**WHAT THIS TASK INVOLVES**
All the data must come back unchanged, except that pictures are left out.

**SOURCE MATERIAL**
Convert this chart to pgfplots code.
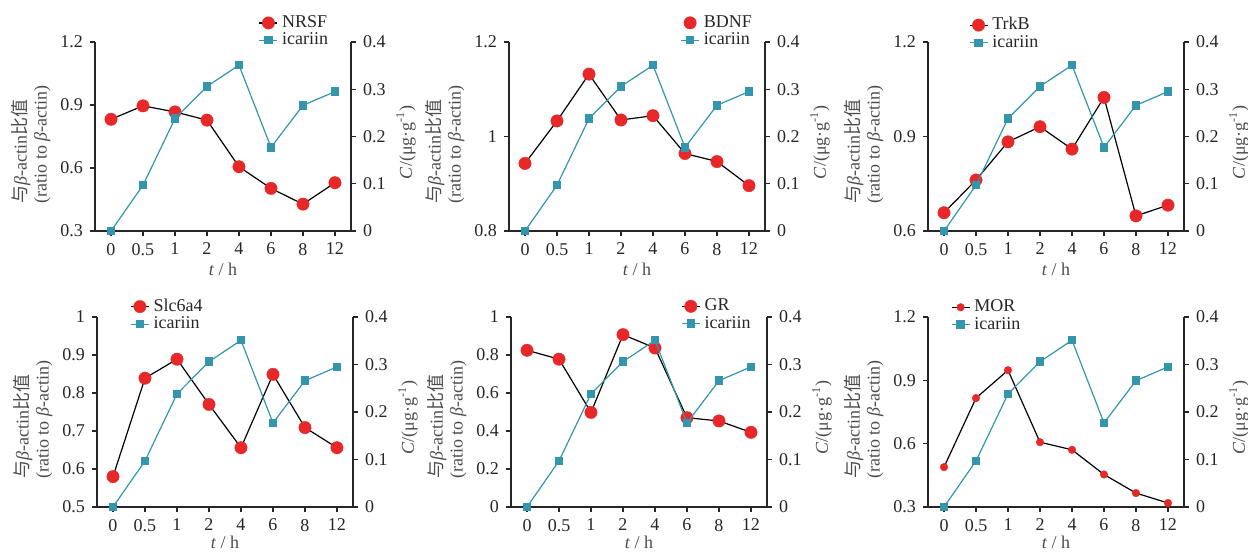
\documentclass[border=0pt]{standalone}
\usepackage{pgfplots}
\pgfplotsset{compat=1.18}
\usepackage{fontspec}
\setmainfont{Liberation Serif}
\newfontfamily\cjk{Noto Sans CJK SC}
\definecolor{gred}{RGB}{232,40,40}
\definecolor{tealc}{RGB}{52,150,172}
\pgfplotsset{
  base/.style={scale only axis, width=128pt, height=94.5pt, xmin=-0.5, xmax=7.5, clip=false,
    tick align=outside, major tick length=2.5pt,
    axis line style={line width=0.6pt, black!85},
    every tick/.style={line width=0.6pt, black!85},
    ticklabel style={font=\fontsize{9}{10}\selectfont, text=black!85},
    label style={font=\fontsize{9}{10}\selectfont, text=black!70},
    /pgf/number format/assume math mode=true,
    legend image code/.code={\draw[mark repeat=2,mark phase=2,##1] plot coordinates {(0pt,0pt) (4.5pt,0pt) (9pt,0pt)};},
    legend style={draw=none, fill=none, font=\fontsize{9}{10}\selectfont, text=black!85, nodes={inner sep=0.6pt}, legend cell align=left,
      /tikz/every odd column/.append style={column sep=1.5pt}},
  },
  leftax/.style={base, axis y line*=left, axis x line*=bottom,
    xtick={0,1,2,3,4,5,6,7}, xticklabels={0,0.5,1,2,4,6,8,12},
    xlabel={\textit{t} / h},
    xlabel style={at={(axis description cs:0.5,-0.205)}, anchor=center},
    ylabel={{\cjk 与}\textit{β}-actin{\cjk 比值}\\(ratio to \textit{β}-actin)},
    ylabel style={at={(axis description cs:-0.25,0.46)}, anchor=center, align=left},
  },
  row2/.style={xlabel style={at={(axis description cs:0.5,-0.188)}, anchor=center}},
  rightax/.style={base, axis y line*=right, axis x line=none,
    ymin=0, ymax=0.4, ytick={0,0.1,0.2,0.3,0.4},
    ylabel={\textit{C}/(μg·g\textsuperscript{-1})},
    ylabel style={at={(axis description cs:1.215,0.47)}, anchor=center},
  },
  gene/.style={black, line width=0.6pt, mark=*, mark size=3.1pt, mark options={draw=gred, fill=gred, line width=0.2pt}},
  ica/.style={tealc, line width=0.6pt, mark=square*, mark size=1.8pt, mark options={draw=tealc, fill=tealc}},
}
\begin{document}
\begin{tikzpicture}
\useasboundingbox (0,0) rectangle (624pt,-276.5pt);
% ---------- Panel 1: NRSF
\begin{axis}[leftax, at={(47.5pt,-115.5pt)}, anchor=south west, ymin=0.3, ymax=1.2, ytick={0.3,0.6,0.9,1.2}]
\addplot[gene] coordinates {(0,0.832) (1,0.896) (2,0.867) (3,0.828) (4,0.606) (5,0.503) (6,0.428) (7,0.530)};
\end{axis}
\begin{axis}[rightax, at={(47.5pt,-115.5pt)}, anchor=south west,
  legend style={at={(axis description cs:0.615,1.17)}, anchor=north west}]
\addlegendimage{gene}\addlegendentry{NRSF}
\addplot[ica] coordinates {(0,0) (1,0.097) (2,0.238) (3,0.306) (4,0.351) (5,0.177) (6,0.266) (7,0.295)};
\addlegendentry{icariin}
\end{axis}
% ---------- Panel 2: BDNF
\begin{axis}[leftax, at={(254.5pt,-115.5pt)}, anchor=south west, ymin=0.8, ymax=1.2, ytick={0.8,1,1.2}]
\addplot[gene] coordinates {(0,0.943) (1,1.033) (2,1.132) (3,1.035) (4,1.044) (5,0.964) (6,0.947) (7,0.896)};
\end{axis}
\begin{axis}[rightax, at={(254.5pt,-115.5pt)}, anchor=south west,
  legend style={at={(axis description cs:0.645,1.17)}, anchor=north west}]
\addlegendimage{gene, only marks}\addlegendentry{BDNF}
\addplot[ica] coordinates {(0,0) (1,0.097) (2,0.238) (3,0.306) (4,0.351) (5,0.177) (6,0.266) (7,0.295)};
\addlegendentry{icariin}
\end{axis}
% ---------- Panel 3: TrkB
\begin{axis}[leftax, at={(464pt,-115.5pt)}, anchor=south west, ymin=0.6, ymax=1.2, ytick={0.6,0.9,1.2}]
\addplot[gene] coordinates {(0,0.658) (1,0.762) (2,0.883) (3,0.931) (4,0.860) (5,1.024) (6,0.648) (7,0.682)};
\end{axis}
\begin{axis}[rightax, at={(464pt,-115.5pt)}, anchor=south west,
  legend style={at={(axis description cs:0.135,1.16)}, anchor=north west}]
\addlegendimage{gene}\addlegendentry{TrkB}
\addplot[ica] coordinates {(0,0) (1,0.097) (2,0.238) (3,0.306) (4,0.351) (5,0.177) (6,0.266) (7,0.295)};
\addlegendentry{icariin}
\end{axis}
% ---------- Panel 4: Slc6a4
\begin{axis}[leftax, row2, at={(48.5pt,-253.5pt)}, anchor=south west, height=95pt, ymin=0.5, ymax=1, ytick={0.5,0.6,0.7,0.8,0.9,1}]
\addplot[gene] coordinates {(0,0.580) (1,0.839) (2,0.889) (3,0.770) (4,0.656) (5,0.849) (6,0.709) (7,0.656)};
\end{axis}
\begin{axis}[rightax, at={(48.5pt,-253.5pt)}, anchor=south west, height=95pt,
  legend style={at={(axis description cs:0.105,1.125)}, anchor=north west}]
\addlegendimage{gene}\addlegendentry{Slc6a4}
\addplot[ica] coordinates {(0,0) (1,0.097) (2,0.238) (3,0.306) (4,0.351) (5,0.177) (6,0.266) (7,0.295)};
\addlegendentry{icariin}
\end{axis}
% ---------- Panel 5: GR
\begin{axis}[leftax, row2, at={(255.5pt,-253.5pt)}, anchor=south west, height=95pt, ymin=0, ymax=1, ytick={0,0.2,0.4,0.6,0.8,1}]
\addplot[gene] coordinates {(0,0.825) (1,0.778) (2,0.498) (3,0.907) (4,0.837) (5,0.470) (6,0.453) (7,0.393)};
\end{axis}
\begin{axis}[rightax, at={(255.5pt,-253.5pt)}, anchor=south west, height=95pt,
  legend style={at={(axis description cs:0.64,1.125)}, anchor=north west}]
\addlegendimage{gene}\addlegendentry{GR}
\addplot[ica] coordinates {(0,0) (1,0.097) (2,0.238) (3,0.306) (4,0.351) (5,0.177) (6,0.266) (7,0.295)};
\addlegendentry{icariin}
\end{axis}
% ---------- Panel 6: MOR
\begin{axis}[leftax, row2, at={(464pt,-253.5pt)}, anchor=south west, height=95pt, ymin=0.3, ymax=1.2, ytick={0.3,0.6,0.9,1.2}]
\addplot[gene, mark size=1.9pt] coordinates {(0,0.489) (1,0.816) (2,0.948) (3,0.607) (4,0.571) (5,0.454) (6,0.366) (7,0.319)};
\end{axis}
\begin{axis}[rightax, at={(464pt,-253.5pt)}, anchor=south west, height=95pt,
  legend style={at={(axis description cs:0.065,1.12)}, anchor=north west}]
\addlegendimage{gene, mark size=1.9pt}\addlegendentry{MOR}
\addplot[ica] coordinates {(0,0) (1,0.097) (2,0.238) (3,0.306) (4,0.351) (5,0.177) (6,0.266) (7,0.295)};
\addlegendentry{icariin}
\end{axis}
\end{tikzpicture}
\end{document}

**TASK RESULT**
Convert this chart to pgfplots code.
\documentclass[border=0pt]{standalone}
\usepackage{pgfplots}
\pgfplotsset{compat=1.18}
\usepackage{fontspec}
\setmainfont{Liberation Serif}
\newfontfamily\cjk{Noto Sans CJK SC}
\definecolor{gred}{RGB}{232,40,40}
\definecolor{tealc}{RGB}{52,150,172}
\pgfplotsset{
  base/.style={scale only axis, width=128pt, height=94.5pt, xmin=-0.5, xmax=7.5, clip=false,
    tick align=outside, major tick length=2.5pt,
    axis line style={line width=0.6pt, black!85},
    every tick/.style={line width=0.6pt, black!85},
    ticklabel style={font=\fontsize{9}{10}\selectfont, text=black!85},
    label style={font=\fontsize{9}{10}\selectfont, text=black!70},
    /pgf/number format/assume math mode=true,
    legend image code/.code={\draw[mark repeat=2,mark phase=2,##1] plot coordinates {(0pt,0pt) (4.5pt,0pt) (9pt,0pt)};},
    legend style={draw=none, fill=none, font=\fontsize{9}{10}\selectfont, text=black!85, nodes={inner sep=0.6pt}, legend cell align=left,
      /tikz/every odd column/.append style={column sep=1.5pt}},
  },
  leftax/.style={base, axis y line*=left, axis x line*=bottom,
    xtick={0,1,2,3,4,5,6,7}, xticklabels={0,0.5,1,2,4,6,8,12},
    xlabel={\textit{t} / h},
    xlabel style={at={(axis description cs:0.5,-0.205)}, anchor=center},
    ylabel={{\cjk 与}\textit{β}-actin{\cjk 比值}\\(ratio to \textit{β}-actin)},
    ylabel style={at={(axis description cs:-0.25,0.46)}, anchor=center, align=left},
  },
  row2/.style={xlabel style={at={(axis description cs:0.5,-0.188)}, anchor=center}},
  rightax/.style={base, axis y line*=right, axis x line=none,
    ymin=0, ymax=0.4, ytick={0,0.1,0.2,0.3,0.4},
    ylabel={\textit{C}/(μg·g\textsuperscript{-1})},
    ylabel style={at={(axis description cs:1.215,0.47)}, anchor=center},
  },
  gene/.style={black, line width=0.6pt, mark=*, mark size=3.1pt, mark options={draw=gred, fill=gred, line width=0.2pt}},
  ica/.style={tealc, line width=0.6pt, mark=square*, mark size=1.8pt, mark options={draw=tealc, fill=tealc}},
}
\begin{document}
\begin{tikzpicture}
\useasboundingbox (0,0) rectangle (624pt,-276.5pt);
% ---------- Panel 1: NRSF
\begin{axis}[leftax, at={(47.5pt,-115.5pt)}, anchor=south west, ymin=0.3, ymax=1.2, ytick={0.3,0.6,0.9,1.2}]
\addplot[gene] coordinates {(0,0.832) (1,0.896) (2,0.867) (3,0.828) (4,0.606) (5,0.503) (6,0.428) (7,0.530)};
\end{axis}
\begin{axis}[rightax, at={(47.5pt,-115.5pt)}, anchor=south west,
  legend style={at={(axis description cs:0.615,1.17)}, anchor=north west}]
\addlegendimage{gene}\addlegendentry{NRSF}
\addplot[ica] coordinates {(0,0) (1,0.097) (2,0.238) (3,0.306) (4,0.351) (5,0.177) (6,0.266) (7,0.295)};
\addlegendentry{icariin}
\end{axis}
% ---------- Panel 2: BDNF
\begin{axis}[leftax, at={(254.5pt,-115.5pt)}, anchor=south west, ymin=0.8, ymax=1.2, ytick={0.8,1,1.2}]
\addplot[gene] coordinates {(0,0.943) (1,1.033) (2,1.132) (3,1.035) (4,1.044) (5,0.964) (6,0.947) (7,0.896)};
\end{axis}
\begin{axis}[rightax, at={(254.5pt,-115.5pt)}, anchor=south west,
  legend style={at={(axis description cs:0.645,1.17)}, anchor=north west}]
\addlegendimage{gene, only marks}\addlegendentry{BDNF}
\addplot[ica] coordinates {(0,0) (1,0.097) (2,0.238) (3,0.306) (4,0.351) (5,0.177) (6,0.266) (7,0.295)};
\addlegendentry{icariin}
\end{axis}
% ---------- Panel 3: TrkB
\begin{axis}[leftax, at={(464pt,-115.5pt)}, anchor=south west, ymin=0.6, ymax=1.2, ytick={0.6,0.9,1.2}]
\addplot[gene] coordinates {(0,0.658) (1,0.762) (2,0.883) (3,0.931) (4,0.860) (5,1.024) (6,0.648) (7,0.682)};
\end{axis}
\begin{axis}[rightax, at={(464pt,-115.5pt)}, anchor=south west,
  legend style={at={(axis description cs:0.135,1.16)}, anchor=north west}]
\addlegendimage{gene}\addlegendentry{TrkB}
\addplot[ica] coordinates {(0,0) (1,0.097) (2,0.238) (3,0.306) (4,0.351) (5,0.177) (6,0.266) (7,0.295)};
\addlegendentry{icariin}
\end{axis}
% ---------- Panel 4: Slc6a4
\begin{axis}[leftax, row2, at={(48.5pt,-253.5pt)}, anchor=south west, height=95pt, ymin=0.5, ymax=1, ytick={0.5,0.6,0.7,0.8,0.9,1}]
\addplot[gene] coordinates {(0,0.580) (1,0.839) (2,0.889) (3,0.770) (4,0.656) (5,0.849) (6,0.709) (7,0.656)};
\end{axis}
\begin{axis}[rightax, at={(48.5pt,-253.5pt)}, anchor=south west, height=95pt,
  legend style={at={(axis description cs:0.105,1.125)}, anchor=north west}]
\addlegendimage{gene}\addlegendentry{Slc6a4}
\addplot[ica] coordinates {(0,0) (1,0.097) (2,0.238) (3,0.306) (4,0.351) (5,0.177) (6,0.266) (7,0.295)};
\addlegendentry{icariin}
\end{axis}
% ---------- Panel 5: GR
\begin{axis}[leftax, row2, at={(255.5pt,-253.5pt)}, anchor=south west, height=95pt, ymin=0, ymax=1, ytick={0,0.2,0.4,0.6,0.8,1}]
\addplot[gene] coordinates {(0,0.825) (1,0.778) (2,0.498) (3,0.907) (4,0.837) (5,0.470) (6,0.453) (7,0.393)};
\end{axis}
\begin{axis}[rightax, at={(255.5pt,-253.5pt)}, anchor=south west, height=95pt,
  legend style={at={(axis description cs:0.64,1.125)}, anchor=north west}]
\addlegendimage{gene}\addlegendentry{GR}
\addplot[ica] coordinates {(0,0) (1,0.097) (2,0.238) (3,0.306) (4,0.351) (5,0.177) (6,0.266) (7,0.295)};
\addlegendentry{icariin}
\end{axis}
% ---------- Panel 6: MOR
\begin{axis}[leftax, row2, at={(464pt,-253.5pt)}, anchor=south west, height=95pt, ymin=0.3, ymax=1.2, ytick={0.3,0.6,0.9,1.2}]
\addplot[gene, mark size=1.9pt] coordinates {(0,0.489) (1,0.816) (2,0.948) (3,0.607) (4,0.571) (5,0.454) (6,0.366) (7,0.319)};
\end{axis}
\begin{axis}[rightax, at={(464pt,-253.5pt)}, anchor=south west, height=95pt,
  legend style={at={(axis description cs:0.065,1.12)}, anchor=north west}]
\addlegendimage{gene, mark size=1.9pt}\addlegendentry{MOR}
\addplot[ica] coordinates {(0,0) (1,0.097) (2,0.238) (3,0.306) (4,0.351) (5,0.177) (6,0.266) (7,0.295)};
\addlegendentry{icariin}
\end{axis}
\end{tikzpicture}
\end{document}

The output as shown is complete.